Expanded Basket, Updated Data

The CPI basket has also been broadened. The number of items tracked has increased from around 299 to approximately 358. The number of broad groups has doubled from six to twelve.

The revised weights are based on the latest Household Consumption Expenditure Survey, which captures current spending behaviour across rural and urban India.

This statistical reset ensures inflation measurement aligns with modern consumption trends rather than outdated patterns.

Why This Matters for Your Money

Inflation is not just an economic statistic. The Reserve Bank of India (RBI) relies on CPI data to set monetary policy. The central bank’s inflation target is 4%, with a tolerance band of plus or minus 2 percentage points.

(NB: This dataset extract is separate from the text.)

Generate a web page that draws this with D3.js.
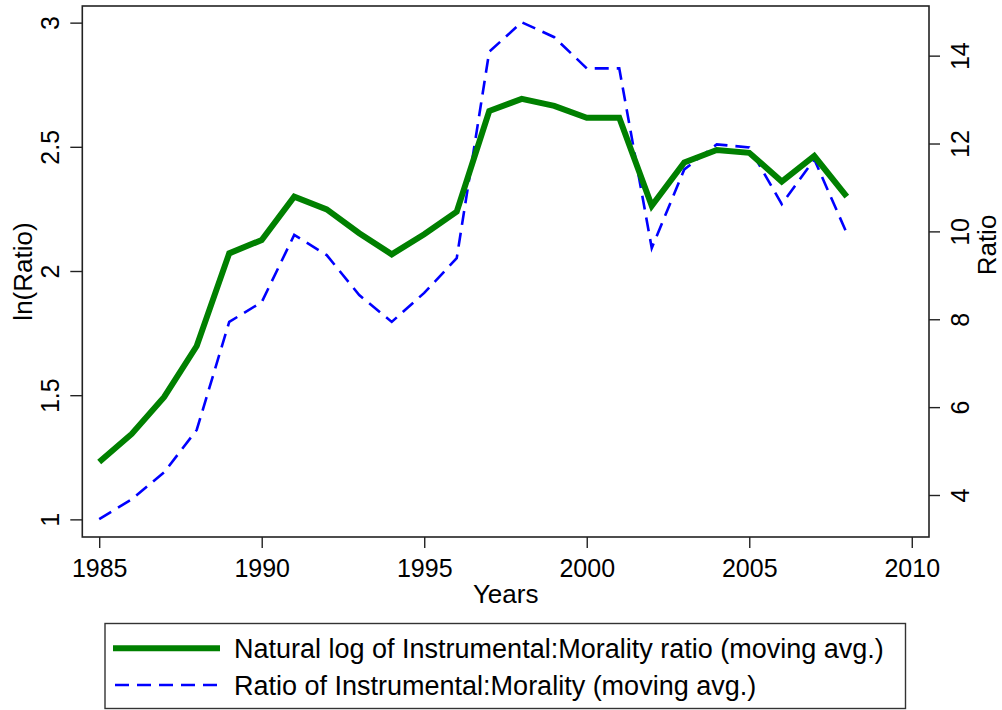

If inflation appears lower under the new calculation, it could support the case for interest rate cuts. If higher, rate cuts could be delayed.

Interest rates influence home loan EMIs, personal loan costs, credit card interest and fixed deposit returns. In short, inflation numbers shape everyday financial decisions.

The Bottom Line

This is not a crisis — it is a recalibration. India has updated its inflation formula to reflect how people live and spend in 2024.

Food prices will continue to matter, but housing, services and modern consumption patterns will now play a larger role.

From now on, when inflation rises or falls, remember: the number reflects a new balance — one that depends a little less on what is on your plate and a little more on where and how you live.